**Requirement:**
Copy out each line of the data that holds the word "this".

------------------------------------------------------------

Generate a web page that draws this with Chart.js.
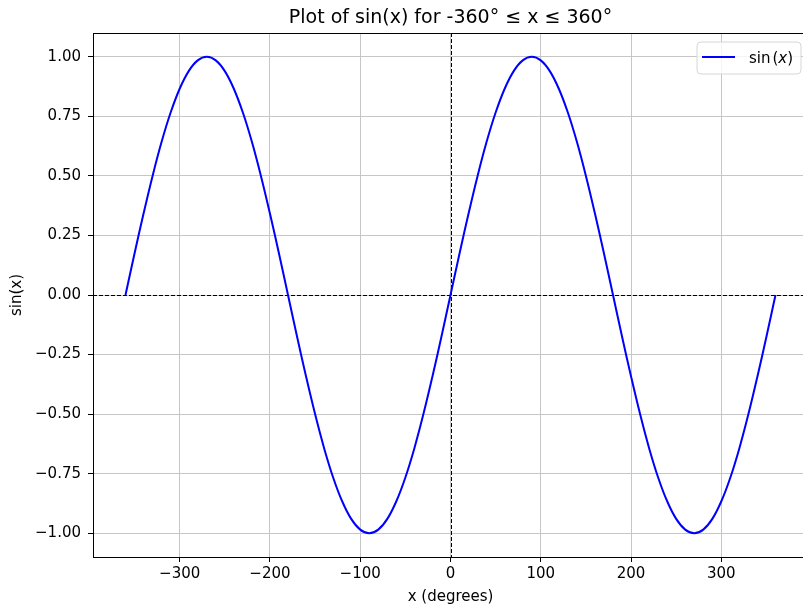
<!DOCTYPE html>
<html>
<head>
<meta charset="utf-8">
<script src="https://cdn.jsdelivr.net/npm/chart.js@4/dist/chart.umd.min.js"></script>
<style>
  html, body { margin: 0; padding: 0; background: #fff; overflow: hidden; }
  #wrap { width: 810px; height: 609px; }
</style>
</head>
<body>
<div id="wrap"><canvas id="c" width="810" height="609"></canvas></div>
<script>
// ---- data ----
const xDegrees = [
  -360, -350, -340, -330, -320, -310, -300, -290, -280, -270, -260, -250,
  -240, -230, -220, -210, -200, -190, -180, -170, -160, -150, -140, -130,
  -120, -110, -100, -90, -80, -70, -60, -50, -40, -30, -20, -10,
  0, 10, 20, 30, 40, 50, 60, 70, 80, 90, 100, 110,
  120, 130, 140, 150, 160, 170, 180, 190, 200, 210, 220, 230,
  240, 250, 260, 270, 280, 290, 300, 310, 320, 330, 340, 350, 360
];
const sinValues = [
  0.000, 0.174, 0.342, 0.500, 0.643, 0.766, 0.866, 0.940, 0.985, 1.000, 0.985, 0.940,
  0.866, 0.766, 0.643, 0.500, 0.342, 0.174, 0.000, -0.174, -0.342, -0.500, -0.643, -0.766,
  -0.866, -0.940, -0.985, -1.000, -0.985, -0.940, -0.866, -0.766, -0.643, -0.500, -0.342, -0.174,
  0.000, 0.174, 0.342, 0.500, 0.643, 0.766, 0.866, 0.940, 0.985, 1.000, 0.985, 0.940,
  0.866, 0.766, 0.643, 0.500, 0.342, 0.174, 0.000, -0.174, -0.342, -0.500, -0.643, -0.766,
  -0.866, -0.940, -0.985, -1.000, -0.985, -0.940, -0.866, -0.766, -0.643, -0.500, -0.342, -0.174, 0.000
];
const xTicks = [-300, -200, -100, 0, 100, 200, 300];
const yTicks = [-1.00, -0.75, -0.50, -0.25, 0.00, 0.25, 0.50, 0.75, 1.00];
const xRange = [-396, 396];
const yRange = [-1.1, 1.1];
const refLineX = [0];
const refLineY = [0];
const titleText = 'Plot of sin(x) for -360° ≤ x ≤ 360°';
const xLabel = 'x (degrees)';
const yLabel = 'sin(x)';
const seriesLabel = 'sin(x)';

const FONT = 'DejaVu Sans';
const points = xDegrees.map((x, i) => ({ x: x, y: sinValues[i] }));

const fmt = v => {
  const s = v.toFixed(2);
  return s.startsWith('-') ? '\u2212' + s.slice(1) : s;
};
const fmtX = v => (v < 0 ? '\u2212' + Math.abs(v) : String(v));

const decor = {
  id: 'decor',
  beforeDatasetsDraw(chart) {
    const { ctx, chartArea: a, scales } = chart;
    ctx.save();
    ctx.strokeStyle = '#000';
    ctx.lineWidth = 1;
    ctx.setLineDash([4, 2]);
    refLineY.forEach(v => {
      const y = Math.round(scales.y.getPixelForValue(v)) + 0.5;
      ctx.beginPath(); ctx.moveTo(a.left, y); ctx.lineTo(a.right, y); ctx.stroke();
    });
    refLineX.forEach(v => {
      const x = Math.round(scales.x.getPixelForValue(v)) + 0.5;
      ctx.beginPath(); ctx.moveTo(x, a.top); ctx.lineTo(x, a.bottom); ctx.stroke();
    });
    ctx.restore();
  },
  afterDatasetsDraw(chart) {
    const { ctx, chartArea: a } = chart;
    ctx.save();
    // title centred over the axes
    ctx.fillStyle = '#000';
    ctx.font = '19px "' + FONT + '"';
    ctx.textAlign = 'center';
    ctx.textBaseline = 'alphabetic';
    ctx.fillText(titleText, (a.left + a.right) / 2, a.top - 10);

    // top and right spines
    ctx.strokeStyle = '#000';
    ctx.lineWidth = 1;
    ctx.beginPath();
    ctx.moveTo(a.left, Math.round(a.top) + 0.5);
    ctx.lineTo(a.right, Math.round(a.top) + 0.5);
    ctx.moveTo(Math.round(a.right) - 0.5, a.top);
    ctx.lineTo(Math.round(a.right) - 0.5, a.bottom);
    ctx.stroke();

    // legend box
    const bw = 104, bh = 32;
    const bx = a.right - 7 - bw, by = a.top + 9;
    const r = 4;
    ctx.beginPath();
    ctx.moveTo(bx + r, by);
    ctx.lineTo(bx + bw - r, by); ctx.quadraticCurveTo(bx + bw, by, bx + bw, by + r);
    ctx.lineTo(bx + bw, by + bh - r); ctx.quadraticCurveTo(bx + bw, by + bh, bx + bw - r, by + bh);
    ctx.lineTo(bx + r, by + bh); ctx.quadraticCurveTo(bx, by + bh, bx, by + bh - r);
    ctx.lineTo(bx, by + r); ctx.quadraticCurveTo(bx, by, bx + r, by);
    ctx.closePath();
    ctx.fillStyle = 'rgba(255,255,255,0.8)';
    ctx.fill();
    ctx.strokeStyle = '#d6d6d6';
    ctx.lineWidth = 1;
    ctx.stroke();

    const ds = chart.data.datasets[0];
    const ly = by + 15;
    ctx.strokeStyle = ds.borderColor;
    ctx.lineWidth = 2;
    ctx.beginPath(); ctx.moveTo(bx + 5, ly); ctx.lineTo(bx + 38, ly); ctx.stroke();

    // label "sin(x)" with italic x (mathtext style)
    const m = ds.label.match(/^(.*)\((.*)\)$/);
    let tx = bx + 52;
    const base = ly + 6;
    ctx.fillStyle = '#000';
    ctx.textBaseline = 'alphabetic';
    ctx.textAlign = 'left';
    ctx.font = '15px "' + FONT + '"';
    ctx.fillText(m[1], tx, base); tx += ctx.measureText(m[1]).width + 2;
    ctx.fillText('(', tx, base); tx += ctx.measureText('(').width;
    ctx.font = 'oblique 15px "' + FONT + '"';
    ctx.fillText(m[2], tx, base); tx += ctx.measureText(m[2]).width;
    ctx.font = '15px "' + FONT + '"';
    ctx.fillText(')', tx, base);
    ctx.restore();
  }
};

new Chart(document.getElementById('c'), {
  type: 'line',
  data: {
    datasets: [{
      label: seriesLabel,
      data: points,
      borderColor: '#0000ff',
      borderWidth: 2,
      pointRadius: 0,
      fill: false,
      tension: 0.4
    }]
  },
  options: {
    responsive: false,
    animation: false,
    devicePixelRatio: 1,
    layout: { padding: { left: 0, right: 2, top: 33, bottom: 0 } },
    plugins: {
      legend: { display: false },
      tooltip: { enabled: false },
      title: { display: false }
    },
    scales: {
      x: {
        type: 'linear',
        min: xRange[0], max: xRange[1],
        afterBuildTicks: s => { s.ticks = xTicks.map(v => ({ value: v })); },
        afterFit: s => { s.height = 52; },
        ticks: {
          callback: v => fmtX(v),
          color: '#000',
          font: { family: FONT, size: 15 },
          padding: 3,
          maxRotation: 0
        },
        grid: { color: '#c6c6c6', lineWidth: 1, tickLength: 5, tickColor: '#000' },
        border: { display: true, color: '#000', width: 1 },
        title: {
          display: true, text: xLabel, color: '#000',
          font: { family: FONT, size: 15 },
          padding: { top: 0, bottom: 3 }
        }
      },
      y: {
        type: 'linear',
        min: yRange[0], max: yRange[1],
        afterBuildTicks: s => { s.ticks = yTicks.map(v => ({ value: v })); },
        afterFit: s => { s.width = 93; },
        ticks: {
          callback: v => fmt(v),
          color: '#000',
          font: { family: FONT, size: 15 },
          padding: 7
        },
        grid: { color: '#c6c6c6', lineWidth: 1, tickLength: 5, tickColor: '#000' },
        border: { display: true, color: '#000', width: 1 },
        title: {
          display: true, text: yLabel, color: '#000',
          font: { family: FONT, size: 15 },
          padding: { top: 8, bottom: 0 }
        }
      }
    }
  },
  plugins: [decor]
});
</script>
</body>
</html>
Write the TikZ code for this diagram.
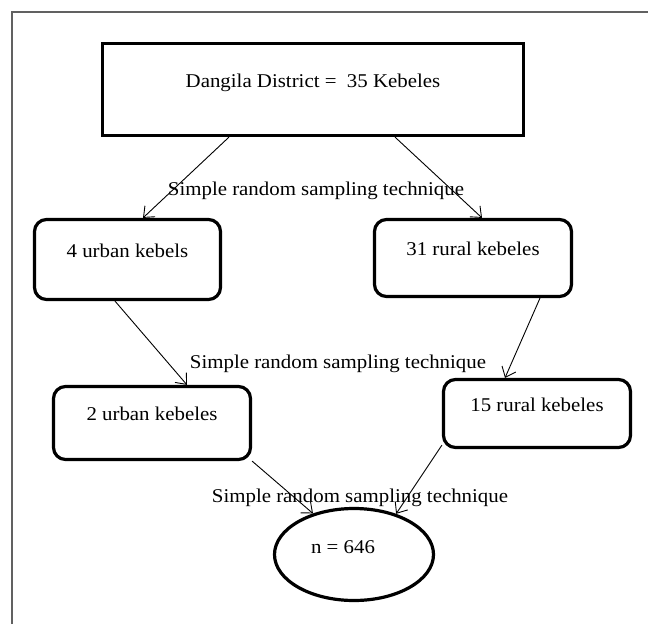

------------------------------------------------------------

**Reply:**
Generate a web page that draws this with Chart.js.
Write the TikZ code for this diagram.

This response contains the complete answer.